GOAL OF THE EXERCISE:
Print, please, exactly and only the lines between the line holding "What TikZ code" and the line holding "(eq1) -- (q1);", inclusive, omitting any pictures.

--- START OF RECORDS SUPPLIED ---

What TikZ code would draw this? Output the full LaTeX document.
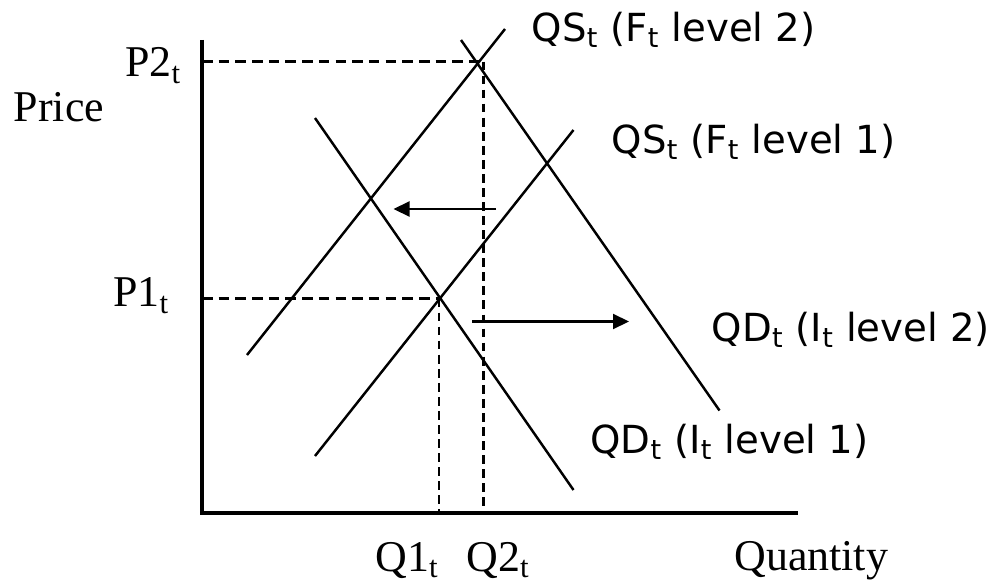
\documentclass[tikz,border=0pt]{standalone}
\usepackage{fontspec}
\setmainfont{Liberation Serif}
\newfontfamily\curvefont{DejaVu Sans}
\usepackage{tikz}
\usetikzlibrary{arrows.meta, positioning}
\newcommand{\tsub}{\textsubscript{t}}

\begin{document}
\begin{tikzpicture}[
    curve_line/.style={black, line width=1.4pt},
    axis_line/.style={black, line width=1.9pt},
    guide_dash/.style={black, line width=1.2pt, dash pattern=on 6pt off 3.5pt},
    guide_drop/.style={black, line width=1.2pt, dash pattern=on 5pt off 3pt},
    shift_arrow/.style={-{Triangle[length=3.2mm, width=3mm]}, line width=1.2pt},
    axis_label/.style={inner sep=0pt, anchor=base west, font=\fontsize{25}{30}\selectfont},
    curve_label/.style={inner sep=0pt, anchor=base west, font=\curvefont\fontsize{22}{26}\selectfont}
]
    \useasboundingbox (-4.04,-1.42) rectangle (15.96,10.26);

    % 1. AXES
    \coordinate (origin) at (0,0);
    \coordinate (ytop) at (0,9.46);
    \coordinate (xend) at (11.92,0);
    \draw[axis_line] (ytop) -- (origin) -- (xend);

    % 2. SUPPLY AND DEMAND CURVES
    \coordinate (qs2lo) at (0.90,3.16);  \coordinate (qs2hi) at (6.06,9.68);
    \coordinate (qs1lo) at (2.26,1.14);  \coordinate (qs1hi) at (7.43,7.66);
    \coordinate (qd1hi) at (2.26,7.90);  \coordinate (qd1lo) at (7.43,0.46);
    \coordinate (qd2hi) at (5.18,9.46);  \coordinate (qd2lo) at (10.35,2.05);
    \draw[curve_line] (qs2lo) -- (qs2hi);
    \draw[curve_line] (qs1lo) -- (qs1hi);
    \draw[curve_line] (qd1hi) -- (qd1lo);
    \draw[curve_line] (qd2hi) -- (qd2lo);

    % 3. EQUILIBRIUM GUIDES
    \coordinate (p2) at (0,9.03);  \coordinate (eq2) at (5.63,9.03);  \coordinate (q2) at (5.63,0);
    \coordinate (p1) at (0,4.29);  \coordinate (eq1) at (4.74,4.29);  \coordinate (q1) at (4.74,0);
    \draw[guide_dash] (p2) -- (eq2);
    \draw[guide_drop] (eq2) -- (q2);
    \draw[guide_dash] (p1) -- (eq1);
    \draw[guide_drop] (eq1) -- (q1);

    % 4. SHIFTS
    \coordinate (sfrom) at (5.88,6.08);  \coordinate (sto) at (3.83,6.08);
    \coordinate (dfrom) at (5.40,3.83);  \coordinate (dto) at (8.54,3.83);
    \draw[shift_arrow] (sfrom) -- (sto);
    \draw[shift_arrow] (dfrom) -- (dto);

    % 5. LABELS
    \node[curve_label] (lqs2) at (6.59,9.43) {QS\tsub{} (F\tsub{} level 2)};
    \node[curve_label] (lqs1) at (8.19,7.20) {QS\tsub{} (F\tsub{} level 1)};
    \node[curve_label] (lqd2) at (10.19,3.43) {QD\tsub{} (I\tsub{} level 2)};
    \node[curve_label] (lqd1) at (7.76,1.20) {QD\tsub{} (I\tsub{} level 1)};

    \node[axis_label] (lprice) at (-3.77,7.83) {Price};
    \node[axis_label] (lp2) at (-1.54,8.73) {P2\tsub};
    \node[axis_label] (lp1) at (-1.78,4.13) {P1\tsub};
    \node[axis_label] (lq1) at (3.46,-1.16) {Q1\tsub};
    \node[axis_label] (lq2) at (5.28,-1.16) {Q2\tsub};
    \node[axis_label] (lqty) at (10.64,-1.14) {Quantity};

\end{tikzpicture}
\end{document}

--- END OF RECORDS SUPPLIED ---
--- START OF RECORDS SUPPLIED ---

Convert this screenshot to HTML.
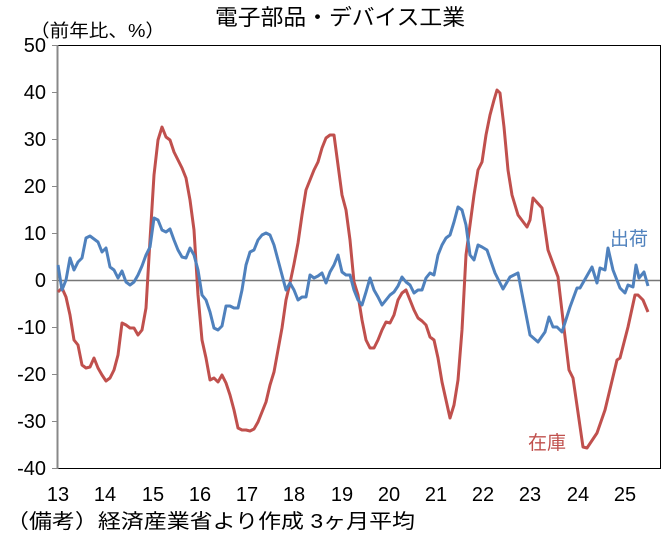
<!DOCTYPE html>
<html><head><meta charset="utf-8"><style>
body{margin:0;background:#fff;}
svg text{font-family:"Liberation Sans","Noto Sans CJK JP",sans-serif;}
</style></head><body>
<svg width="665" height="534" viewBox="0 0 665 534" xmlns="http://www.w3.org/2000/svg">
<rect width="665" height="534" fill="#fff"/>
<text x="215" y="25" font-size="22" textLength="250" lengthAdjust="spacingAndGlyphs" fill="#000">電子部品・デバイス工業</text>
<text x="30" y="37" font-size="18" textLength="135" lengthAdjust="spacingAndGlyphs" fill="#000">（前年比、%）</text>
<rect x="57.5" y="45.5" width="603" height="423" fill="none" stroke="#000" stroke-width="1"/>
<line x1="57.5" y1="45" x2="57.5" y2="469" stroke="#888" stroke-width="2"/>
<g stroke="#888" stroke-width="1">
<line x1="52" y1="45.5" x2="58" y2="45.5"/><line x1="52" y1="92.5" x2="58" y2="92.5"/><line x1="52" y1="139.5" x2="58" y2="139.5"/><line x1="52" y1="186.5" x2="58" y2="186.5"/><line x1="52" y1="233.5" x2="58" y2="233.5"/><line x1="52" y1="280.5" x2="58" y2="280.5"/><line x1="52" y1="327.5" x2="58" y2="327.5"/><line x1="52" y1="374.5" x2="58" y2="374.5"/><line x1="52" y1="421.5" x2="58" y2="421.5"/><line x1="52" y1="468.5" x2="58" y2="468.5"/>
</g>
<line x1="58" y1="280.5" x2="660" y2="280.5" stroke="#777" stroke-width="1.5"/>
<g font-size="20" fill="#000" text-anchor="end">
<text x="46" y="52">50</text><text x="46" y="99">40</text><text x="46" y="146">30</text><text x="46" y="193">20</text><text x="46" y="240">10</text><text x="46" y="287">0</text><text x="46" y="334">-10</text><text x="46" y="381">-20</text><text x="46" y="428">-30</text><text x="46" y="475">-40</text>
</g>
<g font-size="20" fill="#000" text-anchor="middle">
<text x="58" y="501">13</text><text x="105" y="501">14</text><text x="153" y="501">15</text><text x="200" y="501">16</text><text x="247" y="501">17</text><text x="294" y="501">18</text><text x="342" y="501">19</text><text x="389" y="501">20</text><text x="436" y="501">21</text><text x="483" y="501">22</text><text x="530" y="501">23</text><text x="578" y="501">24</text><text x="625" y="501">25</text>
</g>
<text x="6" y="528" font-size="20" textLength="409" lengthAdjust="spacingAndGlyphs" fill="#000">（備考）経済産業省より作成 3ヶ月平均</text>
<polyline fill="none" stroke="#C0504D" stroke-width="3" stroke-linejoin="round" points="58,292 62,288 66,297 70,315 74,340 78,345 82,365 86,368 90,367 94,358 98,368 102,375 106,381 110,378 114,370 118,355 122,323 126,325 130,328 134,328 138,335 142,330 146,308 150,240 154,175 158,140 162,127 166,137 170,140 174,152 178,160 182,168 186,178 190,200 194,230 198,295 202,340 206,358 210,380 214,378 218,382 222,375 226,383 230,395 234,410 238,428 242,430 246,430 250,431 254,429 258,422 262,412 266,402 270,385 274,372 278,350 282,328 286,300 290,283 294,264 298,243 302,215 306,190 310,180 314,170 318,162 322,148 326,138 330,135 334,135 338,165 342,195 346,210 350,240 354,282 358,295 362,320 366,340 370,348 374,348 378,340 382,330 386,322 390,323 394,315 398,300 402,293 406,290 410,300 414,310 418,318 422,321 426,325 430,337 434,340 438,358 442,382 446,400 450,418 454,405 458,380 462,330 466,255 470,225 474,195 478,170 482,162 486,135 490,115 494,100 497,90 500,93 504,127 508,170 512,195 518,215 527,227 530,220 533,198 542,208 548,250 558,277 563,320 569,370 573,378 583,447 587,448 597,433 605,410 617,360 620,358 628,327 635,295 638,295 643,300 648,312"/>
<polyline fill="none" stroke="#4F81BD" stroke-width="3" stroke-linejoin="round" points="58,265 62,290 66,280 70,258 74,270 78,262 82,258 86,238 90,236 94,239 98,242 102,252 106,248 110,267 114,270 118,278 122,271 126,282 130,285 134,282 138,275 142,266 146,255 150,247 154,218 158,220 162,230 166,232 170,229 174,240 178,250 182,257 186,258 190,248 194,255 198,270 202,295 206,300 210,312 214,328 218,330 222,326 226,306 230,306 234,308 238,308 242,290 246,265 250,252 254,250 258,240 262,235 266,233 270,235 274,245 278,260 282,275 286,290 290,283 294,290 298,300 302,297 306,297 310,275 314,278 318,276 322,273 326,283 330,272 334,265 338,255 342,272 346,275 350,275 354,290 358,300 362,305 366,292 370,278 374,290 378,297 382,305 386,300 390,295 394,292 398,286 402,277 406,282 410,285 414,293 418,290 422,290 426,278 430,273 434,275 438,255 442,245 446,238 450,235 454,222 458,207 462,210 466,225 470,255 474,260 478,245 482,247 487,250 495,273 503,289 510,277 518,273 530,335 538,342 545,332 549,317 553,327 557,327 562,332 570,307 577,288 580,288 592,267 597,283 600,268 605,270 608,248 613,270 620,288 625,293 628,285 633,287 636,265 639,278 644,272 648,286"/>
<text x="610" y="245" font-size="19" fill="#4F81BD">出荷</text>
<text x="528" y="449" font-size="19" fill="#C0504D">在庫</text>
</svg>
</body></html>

--- END OF RECORDS SUPPLIED ---

TASK RESULT:
What TikZ code would draw this? Output the full LaTeX document.
\documentclass[tikz,border=0pt]{standalone}
\usepackage{fontspec}
\setmainfont{Liberation Serif}
\newfontfamily\curvefont{DejaVu Sans}
\usepackage{tikz}
\usetikzlibrary{arrows.meta, positioning}
\newcommand{\tsub}{\textsubscript{t}}

\begin{document}
\begin{tikzpicture}[
    curve_line/.style={black, line width=1.4pt},
    axis_line/.style={black, line width=1.9pt},
    guide_dash/.style={black, line width=1.2pt, dash pattern=on 6pt off 3.5pt},
    guide_drop/.style={black, line width=1.2pt, dash pattern=on 5pt off 3pt},
    shift_arrow/.style={-{Triangle[length=3.2mm, width=3mm]}, line width=1.2pt},
    axis_label/.style={inner sep=0pt, anchor=base west, font=\fontsize{25}{30}\selectfont},
    curve_label/.style={inner sep=0pt, anchor=base west, font=\curvefont\fontsize{22}{26}\selectfont}
]
    \useasboundingbox (-4.04,-1.42) rectangle (15.96,10.26);

    % 1. AXES
    \coordinate (origin) at (0,0);
    \coordinate (ytop) at (0,9.46);
    \coordinate (xend) at (11.92,0);
    \draw[axis_line] (ytop) -- (origin) -- (xend);

    % 2. SUPPLY AND DEMAND CURVES
    \coordinate (qs2lo) at (0.90,3.16);  \coordinate (qs2hi) at (6.06,9.68);
    \coordinate (qs1lo) at (2.26,1.14);  \coordinate (qs1hi) at (7.43,7.66);
    \coordinate (qd1hi) at (2.26,7.90);  \coordinate (qd1lo) at (7.43,0.46);
    \coordinate (qd2hi) at (5.18,9.46);  \coordinate (qd2lo) at (10.35,2.05);
    \draw[curve_line] (qs2lo) -- (qs2hi);
    \draw[curve_line] (qs1lo) -- (qs1hi);
    \draw[curve_line] (qd1hi) -- (qd1lo);
    \draw[curve_line] (qd2hi) -- (qd2lo);

    % 3. EQUILIBRIUM GUIDES
    \coordinate (p2) at (0,9.03);  \coordinate (eq2) at (5.63,9.03);  \coordinate (q2) at (5.63,0);
    \coordinate (p1) at (0,4.29);  \coordinate (eq1) at (4.74,4.29);  \coordinate (q1) at (4.74,0);
    \draw[guide_dash] (p2) -- (eq2);
    \draw[guide_drop] (eq2) -- (q2);
    \draw[guide_dash] (p1) -- (eq1);
    \draw[guide_drop] (eq1) -- (q1);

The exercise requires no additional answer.